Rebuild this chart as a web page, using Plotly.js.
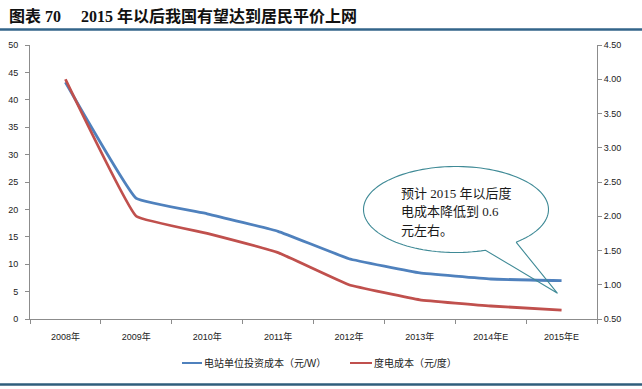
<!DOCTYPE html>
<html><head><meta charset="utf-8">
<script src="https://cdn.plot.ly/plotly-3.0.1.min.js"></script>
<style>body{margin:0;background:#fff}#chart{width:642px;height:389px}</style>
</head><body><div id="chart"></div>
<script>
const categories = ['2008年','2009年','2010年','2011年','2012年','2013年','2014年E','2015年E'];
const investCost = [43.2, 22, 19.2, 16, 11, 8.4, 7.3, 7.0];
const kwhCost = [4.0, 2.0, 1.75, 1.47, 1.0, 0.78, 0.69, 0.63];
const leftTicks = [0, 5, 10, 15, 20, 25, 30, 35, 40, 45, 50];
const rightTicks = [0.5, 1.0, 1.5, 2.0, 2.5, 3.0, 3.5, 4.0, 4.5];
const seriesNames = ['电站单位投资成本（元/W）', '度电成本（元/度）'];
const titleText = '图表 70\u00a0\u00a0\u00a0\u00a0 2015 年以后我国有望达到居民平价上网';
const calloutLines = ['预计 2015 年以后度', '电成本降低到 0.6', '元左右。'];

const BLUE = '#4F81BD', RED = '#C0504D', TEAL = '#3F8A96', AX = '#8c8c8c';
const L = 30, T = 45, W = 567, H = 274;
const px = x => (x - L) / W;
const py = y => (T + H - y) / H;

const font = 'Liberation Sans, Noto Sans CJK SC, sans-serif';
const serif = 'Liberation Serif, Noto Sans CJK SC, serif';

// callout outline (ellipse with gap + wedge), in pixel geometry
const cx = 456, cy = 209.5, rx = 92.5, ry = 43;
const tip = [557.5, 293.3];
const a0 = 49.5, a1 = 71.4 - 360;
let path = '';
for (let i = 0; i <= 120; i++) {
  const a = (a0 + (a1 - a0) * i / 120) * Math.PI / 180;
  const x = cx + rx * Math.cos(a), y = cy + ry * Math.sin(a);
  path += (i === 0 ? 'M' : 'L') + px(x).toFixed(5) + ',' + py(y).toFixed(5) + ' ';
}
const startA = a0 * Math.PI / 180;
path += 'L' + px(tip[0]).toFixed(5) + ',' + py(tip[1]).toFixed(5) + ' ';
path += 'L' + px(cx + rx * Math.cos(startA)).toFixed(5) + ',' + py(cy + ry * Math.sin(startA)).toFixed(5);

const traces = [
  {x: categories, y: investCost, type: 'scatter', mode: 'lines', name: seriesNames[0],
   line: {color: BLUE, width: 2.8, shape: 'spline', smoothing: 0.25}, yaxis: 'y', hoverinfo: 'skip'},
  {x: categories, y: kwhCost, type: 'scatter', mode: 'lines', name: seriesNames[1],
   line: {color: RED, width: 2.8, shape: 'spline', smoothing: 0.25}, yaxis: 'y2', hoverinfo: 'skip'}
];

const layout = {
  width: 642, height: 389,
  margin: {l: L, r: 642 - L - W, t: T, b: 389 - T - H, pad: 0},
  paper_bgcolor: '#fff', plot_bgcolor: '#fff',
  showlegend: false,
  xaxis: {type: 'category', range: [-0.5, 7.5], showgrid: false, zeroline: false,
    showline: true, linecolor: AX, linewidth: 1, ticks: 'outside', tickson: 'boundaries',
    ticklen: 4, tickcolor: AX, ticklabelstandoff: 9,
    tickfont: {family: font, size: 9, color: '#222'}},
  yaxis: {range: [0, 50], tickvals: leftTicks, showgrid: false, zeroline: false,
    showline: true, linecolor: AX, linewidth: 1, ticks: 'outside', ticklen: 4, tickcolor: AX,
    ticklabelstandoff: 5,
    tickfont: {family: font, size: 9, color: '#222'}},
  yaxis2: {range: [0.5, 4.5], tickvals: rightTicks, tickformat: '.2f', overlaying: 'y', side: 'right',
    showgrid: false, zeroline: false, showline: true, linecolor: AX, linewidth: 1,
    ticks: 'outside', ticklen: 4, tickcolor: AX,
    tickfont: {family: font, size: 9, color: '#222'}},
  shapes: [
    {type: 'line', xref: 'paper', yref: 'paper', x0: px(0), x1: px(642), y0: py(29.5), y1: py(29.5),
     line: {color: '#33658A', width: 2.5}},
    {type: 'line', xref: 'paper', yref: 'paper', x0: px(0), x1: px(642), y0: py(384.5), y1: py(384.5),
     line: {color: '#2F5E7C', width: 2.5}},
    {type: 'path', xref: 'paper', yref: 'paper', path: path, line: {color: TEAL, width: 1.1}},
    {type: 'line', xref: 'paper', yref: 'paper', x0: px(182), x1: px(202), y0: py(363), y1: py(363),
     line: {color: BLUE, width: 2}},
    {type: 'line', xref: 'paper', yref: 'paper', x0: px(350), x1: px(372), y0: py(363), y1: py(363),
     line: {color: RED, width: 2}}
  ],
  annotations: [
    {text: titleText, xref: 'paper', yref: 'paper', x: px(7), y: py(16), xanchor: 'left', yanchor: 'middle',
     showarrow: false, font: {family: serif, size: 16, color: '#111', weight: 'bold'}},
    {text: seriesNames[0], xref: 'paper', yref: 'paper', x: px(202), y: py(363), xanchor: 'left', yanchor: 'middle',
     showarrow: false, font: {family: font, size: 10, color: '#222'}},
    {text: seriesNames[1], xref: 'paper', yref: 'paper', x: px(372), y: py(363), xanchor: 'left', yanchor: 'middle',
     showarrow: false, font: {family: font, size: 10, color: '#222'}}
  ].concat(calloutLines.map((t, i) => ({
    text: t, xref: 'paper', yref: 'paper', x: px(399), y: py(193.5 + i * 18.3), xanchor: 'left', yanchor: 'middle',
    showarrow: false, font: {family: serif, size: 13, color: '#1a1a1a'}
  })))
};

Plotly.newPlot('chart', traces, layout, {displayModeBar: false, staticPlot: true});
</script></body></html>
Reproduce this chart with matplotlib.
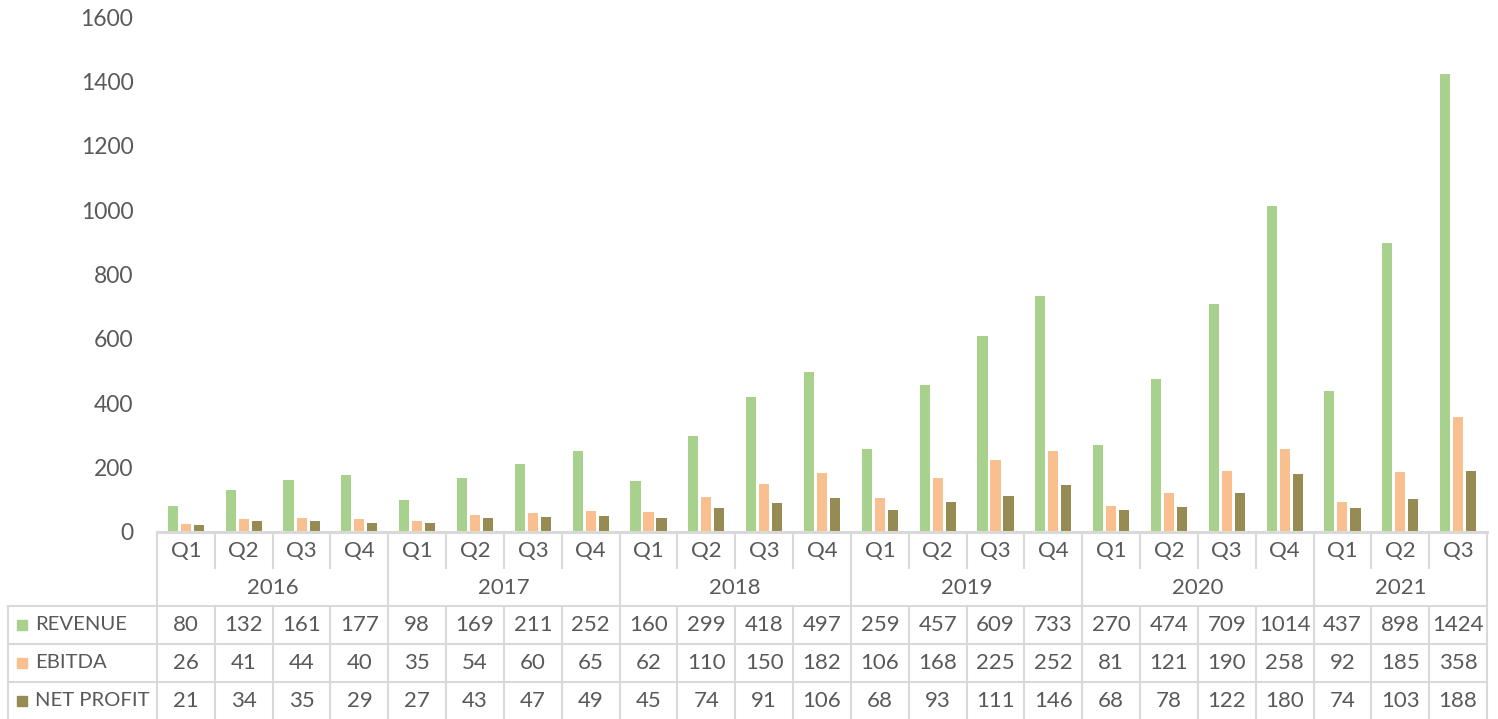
****
◆ Your goal
Make an exact copy of the whole listing, but don't bring over any pictures.

◆ Output of the task
Rebuild this chart as a web page, using Plotly.js.
<!DOCTYPE html>
<html><head><meta charset="utf-8">
<script src="https://cdn.plot.ly/plotly-3.0.1.min.js"></script>
<style>body{margin:0;background:#fff}#chart{width:642px;height:389px}</style>
</head><body><div id="chart"></div>
<script>
const categories = ['2008年','2009年','2010年','2011年','2012年','2013年','2014年E','2015年E'];
const investCost = [43.2, 22, 19.2, 16, 11, 8.4, 7.3, 7.0];
const kwhCost = [4.0, 2.0, 1.75, 1.47, 1.0, 0.78, 0.69, 0.63];
const leftTicks = [0, 5, 10, 15, 20, 25, 30, 35, 40, 45, 50];
const rightTicks = [0.5, 1.0, 1.5, 2.0, 2.5, 3.0, 3.5, 4.0, 4.5];
const seriesNames = ['电站单位投资成本（元/W）', '度电成本（元/度）'];
const titleText = '图表 70\u00a0\u00a0\u00a0\u00a0 2015 年以后我国有望达到居民平价上网';
const calloutLines = ['预计 2015 年以后度', '电成本降低到 0.6', '元左右。'];

const BLUE = '#4F81BD', RED = '#C0504D', TEAL = '#3F8A96', AX = '#8c8c8c';
const L = 30, T = 45, W = 567, H = 274;
const px = x => (x - L) / W;
const py = y => (T + H - y) / H;

const font = 'Liberation Sans, Noto Sans CJK SC, sans-serif';
const serif = 'Liberation Serif, Noto Sans CJK SC, serif';

// callout outline (ellipse with gap + wedge), in pixel geometry
const cx = 456, cy = 209.5, rx = 92.5, ry = 43;
const tip = [557.5, 293.3];
const a0 = 49.5, a1 = 71.4 - 360;
let path = '';
for (let i = 0; i <= 120; i++) {
  const a = (a0 + (a1 - a0) * i / 120) * Math.PI / 180;
  const x = cx + rx * Math.cos(a), y = cy + ry * Math.sin(a);
  path += (i === 0 ? 'M' : 'L') + px(x).toFixed(5) + ',' + py(y).toFixed(5) + ' ';
}
const startA = a0 * Math.PI / 180;
path += 'L' + px(tip[0]).toFixed(5) + ',' + py(tip[1]).toFixed(5) + ' ';
path += 'L' + px(cx + rx * Math.cos(startA)).toFixed(5) + ',' + py(cy + ry * Math.sin(startA)).toFixed(5);

const traces = [
  {x: categories, y: investCost, type: 'scatter', mode: 'lines', name: seriesNames[0],
   line: {color: BLUE, width: 2.8, shape: 'spline', smoothing: 0.25}, yaxis: 'y', hoverinfo: 'skip'},
  {x: categories, y: kwhCost, type: 'scatter', mode: 'lines', name: seriesNames[1],
   line: {color: RED, width: 2.8, shape: 'spline', smoothing: 0.25}, yaxis: 'y2', hoverinfo: 'skip'}
];

const layout = {
  width: 642, height: 389,
  margin: {l: L, r: 642 - L - W, t: T, b: 389 - T - H, pad: 0},
  paper_bgcolor: '#fff', plot_bgcolor: '#fff',
  showlegend: false,
  xaxis: {type: 'category', range: [-0.5, 7.5], showgrid: false, zeroline: false,
    showline: true, linecolor: AX, linewidth: 1, ticks: 'outside', tickson: 'boundaries',
    ticklen: 4, tickcolor: AX, ticklabelstandoff: 9,
    tickfont: {family: font, size: 9, color: '#222'}},
  yaxis: {range: [0, 50], tickvals: leftTicks, showgrid: false, zeroline: false,
    showline: true, linecolor: AX, linewidth: 1, ticks: 'outside', ticklen: 4, tickcolor: AX,
    ticklabelstandoff: 5,
    tickfont: {family: font, size: 9, color: '#222'}},
  yaxis2: {range: [0.5, 4.5], tickvals: rightTicks, tickformat: '.2f', overlaying: 'y', side: 'right',
    showgrid: false, zeroline: false, showline: true, linecolor: AX, linewidth: 1,
    ticks: 'outside', ticklen: 4, tickcolor: AX,
    tickfont: {family: font, size: 9, color: '#222'}},
  shapes: [
    {type: 'line', xref: 'paper', yref: 'paper', x0: px(0), x1: px(642), y0: py(29.5), y1: py(29.5),
     line: {color: '#33658A', width: 2.5}},
    {type: 'line', xref: 'paper', yref: 'paper', x0: px(0), x1: px(642), y0: py(384.5), y1: py(384.5),
     line: {color: '#2F5E7C', width: 2.5}},
    {type: 'path', xref: 'paper', yref: 'paper', path: path, line: {color: TEAL, width: 1.1}},
    {type: 'line', xref: 'paper', yref: 'paper', x0: px(182), x1: px(202), y0: py(363), y1: py(363),
     line: {color: BLUE, width: 2}},
    {type: 'line', xref: 'paper', yref: 'paper', x0: px(350), x1: px(372), y0: py(363), y1: py(363),
     line: {color: RED, width: 2}}
  ],
  annotations: [
    {text: titleText, xref: 'paper', yref: 'paper', x: px(7), y: py(16), xanchor: 'left', yanchor: 'middle',
     showarrow: false, font: {family: serif, size: 16, color: '#111', weight: 'bold'}},
    {text: seriesNames[0], xref: 'paper', yref: 'paper', x: px(202), y: py(363), xanchor: 'left', yanchor: 'middle',
     showarrow: false, font: {family: font, size: 10, color: '#222'}},
    {text: seriesNames[1], xref: 'paper', yref: 'paper', x: px(372), y: py(363), xanchor: 'left', yanchor: 'middle',
     showarrow: false, font: {family: font, size: 10, color: '#222'}}
  ].concat(calloutLines.map((t, i) => ({
    text: t, xref: 'paper', yref: 'paper', x: px(399), y: py(193.5 + i * 18.3), xanchor: 'left', yanchor: 'middle',
    showarrow: false, font: {family: serif, size: 13, color: '#1a1a1a'}
  })))
};

Plotly.newPlot('chart', traces, layout, {displayModeBar: false, staticPlot: true});
</script></body></html>
Reproduce this chart with matplotlib.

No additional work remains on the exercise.